◆ **STATED TASK**: Copy the material that follows word for word and omit its pictures.

## Start INFORMATION PROVIDED

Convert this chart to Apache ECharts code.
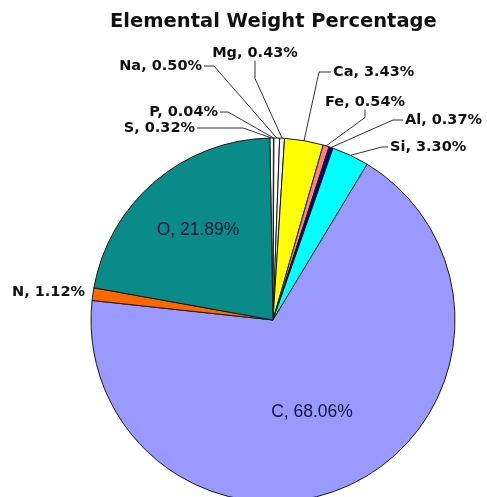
<!DOCTYPE html>
<html><head><meta charset="utf-8">
<script src="https://cdn.jsdelivr.net/npm/echarts@6/dist/echarts.min.js"></script>
<style>html,body{margin:0;padding:0;background:#fff}#chart{width:487px;height:497px}</style>
</head><body><div id="chart"></div>
<script>
// ---- data ----
const elements = ['S', 'P', 'Na', 'Mg', 'Ca', 'Fe', 'Al', 'Si', 'C', 'N', 'O'];
const percents = [0.32, 0.04, 0.50, 0.43, 3.43, 0.54, 0.37, 3.30, 68.06, 1.12, 21.89];
const sliceColors = ['#ffffff', '#ffffff', '#ffffff', '#f2f2f2', '#ffff00', '#ff8080', '#000080', '#00ffff', '#9999ff', '#ff6600', '#0b8a8a'];
const titleText = 'Elemental Weight Percentage';

// ---- label layout (px) ----
const labelPlace = {
  S:  {x: 195, y: 128, align: 'right', side: 'right', len: 46},
  P:  {x: 218, y: 112, align: 'right', side: 'right', len: 8},
  Na: {x: 202, y: 66,  align: 'right', side: 'right', len: 10},
  Mg: {x: 255, y: 53,  align: 'center', side: 'bottom', len: 18},
  Ca: {x: 333, y: 72,  align: 'left', side: 'left', len: 12},
  Fe: {x: 325, y: 102, align: 'left', side: 'belowMid', len: 8},
  Al: {x: 405, y: 120, align: 'left', side: 'left', len: 10},
  Si: {x: 390, y: 147, align: 'left', side: 'left', len: 6},
  C:  {x: 312, y: 412, align: 'center', inside: true},
  N:  {x: 85,  y: 292, align: 'right', noLine: true},
  O:  {x: 198, y: 230, align: 'center', inside: true}
};

const chart = echarts.init(document.getElementById('chart'), null, {renderer: 'canvas'});

const seriesData = elements.map((name, i) => {
  const lp = labelPlace[name];
  const item = {name: name, value: percents[i], itemStyle: {color: sliceColors[i]}};
  if (lp.inside) {
    item.label = {position: 'inside', fontFamily: 'Liberation Sans', fontWeight: 'normal', fontSize: 17.5, color: '#16163a'};
    item.labelLine = {show: false};
  } else if (lp.noLine) {
    item.labelLine = {show: false};
  }
  return item;
});

chart.setOption({
  animation: false,
  backgroundColor: '#ffffff',
  title: {
    text: titleText,
    left: 110,
    top: 12,
    padding: 0,
    textStyle: {fontFamily: 'DejaVu Sans', fontWeight: 'bold', fontSize: 19.5, color: '#111111'}
  },
  series: [{
    type: 'pie',
    center: [273, 320],
    radius: 182,
    startAngle: 91,
    clockwise: true,
    avoidLabelOverlap: false,
    itemStyle: {borderColor: '#1a1a1a', borderWidth: 1},
    emphasis: {disabled: true},
    label: {
      show: true,
      position: 'outside',
      overflow: 'none',
      formatter: p => p.name + ', ' + p.value.toFixed(2) + '%',
      fontFamily: 'DejaVu Sans',
      fontWeight: 'bold',
      fontSize: 14.5,
      color: '#111111'
    },
    labelLine: {show: true, length: 10, length2: 10, lineStyle: {color: '#333333', width: 1}},
    labelLayout: function (p) {
      const name = elements[p.dataIndex];
      const lp = labelPlace[name];
      const out = {x: lp.x, y: lp.y, align: lp.align, verticalAlign: 'middle'};
      if (!lp.inside && !lp.noLine && p.labelLinePoints) {
        const start = p.labelLinePoints[0];
        const h = p.labelRect.height, w = p.labelRect.width;
        let a, e;
        if (lp.side === 'right') { a = [lp.x + 2, lp.y]; e = [lp.x + 2 + lp.len, lp.y]; }
        else if (lp.side === 'left') { a = [lp.x - 2, lp.y]; e = [lp.x - 2 - lp.len, lp.y]; }
        else if (lp.side === 'bottom') { a = [lp.x, lp.y + h / 2]; e = [lp.x, lp.y + h / 2 + lp.len]; }
        else { const mx = lp.x + w / 2; a = [mx, lp.y + h / 2]; e = [mx, lp.y + h / 2 + lp.len]; }
        out.labelLinePoints = [start, e, a];
      }
      return out;
    },
    data: seriesData
  }]
});
</script>
</body></html>
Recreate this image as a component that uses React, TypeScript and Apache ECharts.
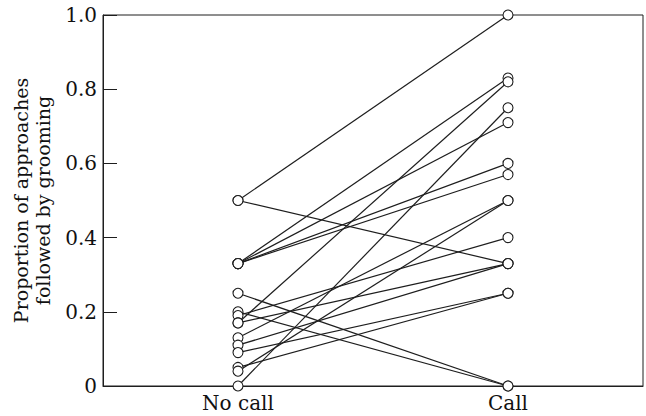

## End INFORMATION PROVIDED

◆ **ANSWER TO THE PROBLEM**:
Convert this chart to Apache ECharts code.
<!DOCTYPE html>
<html><head><meta charset="utf-8">
<script src="https://cdn.jsdelivr.net/npm/echarts@6/dist/echarts.min.js"></script>
<style>html,body{margin:0;padding:0;background:#fff}#chart{width:487px;height:497px}</style>
</head><body><div id="chart"></div>
<script>
// ---- data ----
const elements = ['S', 'P', 'Na', 'Mg', 'Ca', 'Fe', 'Al', 'Si', 'C', 'N', 'O'];
const percents = [0.32, 0.04, 0.50, 0.43, 3.43, 0.54, 0.37, 3.30, 68.06, 1.12, 21.89];
const sliceColors = ['#ffffff', '#ffffff', '#ffffff', '#f2f2f2', '#ffff00', '#ff8080', '#000080', '#00ffff', '#9999ff', '#ff6600', '#0b8a8a'];
const titleText = 'Elemental Weight Percentage';

// ---- label layout (px) ----
const labelPlace = {
  S:  {x: 195, y: 128, align: 'right', side: 'right', len: 46},
  P:  {x: 218, y: 112, align: 'right', side: 'right', len: 8},
  Na: {x: 202, y: 66,  align: 'right', side: 'right', len: 10},
  Mg: {x: 255, y: 53,  align: 'center', side: 'bottom', len: 18},
  Ca: {x: 333, y: 72,  align: 'left', side: 'left', len: 12},
  Fe: {x: 325, y: 102, align: 'left', side: 'belowMid', len: 8},
  Al: {x: 405, y: 120, align: 'left', side: 'left', len: 10},
  Si: {x: 390, y: 147, align: 'left', side: 'left', len: 6},
  C:  {x: 312, y: 412, align: 'center', inside: true},
  N:  {x: 85,  y: 292, align: 'right', noLine: true},
  O:  {x: 198, y: 230, align: 'center', inside: true}
};

const chart = echarts.init(document.getElementById('chart'), null, {renderer: 'canvas'});

const seriesData = elements.map((name, i) => {
  const lp = labelPlace[name];
  const item = {name: name, value: percents[i], itemStyle: {color: sliceColors[i]}};
  if (lp.inside) {
    item.label = {position: 'inside', fontFamily: 'Liberation Sans', fontWeight: 'normal', fontSize: 17.5, color: '#16163a'};
    item.labelLine = {show: false};
  } else if (lp.noLine) {
    item.labelLine = {show: false};
  }
  return item;
});

chart.setOption({
  animation: false,
  backgroundColor: '#ffffff',
  title: {
    text: titleText,
    left: 110,
    top: 12,
    padding: 0,
    textStyle: {fontFamily: 'DejaVu Sans', fontWeight: 'bold', fontSize: 19.5, color: '#111111'}
  },
  series: [{
    type: 'pie',
    center: [273, 320],
    radius: 182,
    startAngle: 91,
    clockwise: true,
    avoidLabelOverlap: false,
    itemStyle: {borderColor: '#1a1a1a', borderWidth: 1},
    emphasis: {disabled: true},
    label: {
      show: true,
      position: 'outside',
      overflow: 'none',
      formatter: p => p.name + ', ' + p.value.toFixed(2) + '%',
      fontFamily: 'DejaVu Sans',
      fontWeight: 'bold',
      fontSize: 14.5,
      color: '#111111'
    },
    labelLine: {show: true, length: 10, length2: 10, lineStyle: {color: '#333333', width: 1}},
    labelLayout: function (p) {
      const name = elements[p.dataIndex];
      const lp = labelPlace[name];
      const out = {x: lp.x, y: lp.y, align: lp.align, verticalAlign: 'middle'};
      if (!lp.inside && !lp.noLine && p.labelLinePoints) {
        const start = p.labelLinePoints[0];
        const h = p.labelRect.height, w = p.labelRect.width;
        let a, e;
        if (lp.side === 'right') { a = [lp.x + 2, lp.y]; e = [lp.x + 2 + lp.len, lp.y]; }
        else if (lp.side === 'left') { a = [lp.x - 2, lp.y]; e = [lp.x - 2 - lp.len, lp.y]; }
        else if (lp.side === 'bottom') { a = [lp.x, lp.y + h / 2]; e = [lp.x, lp.y + h / 2 + lp.len]; }
        else { const mx = lp.x + w / 2; a = [mx, lp.y + h / 2]; e = [mx, lp.y + h / 2 + lp.len]; }
        out.labelLinePoints = [start, e, a];
      }
      return out;
    },
    data: seriesData
  }]
});
</script>
</body></html>
Recreate this image as a component that uses React, TypeScript and Apache ECharts.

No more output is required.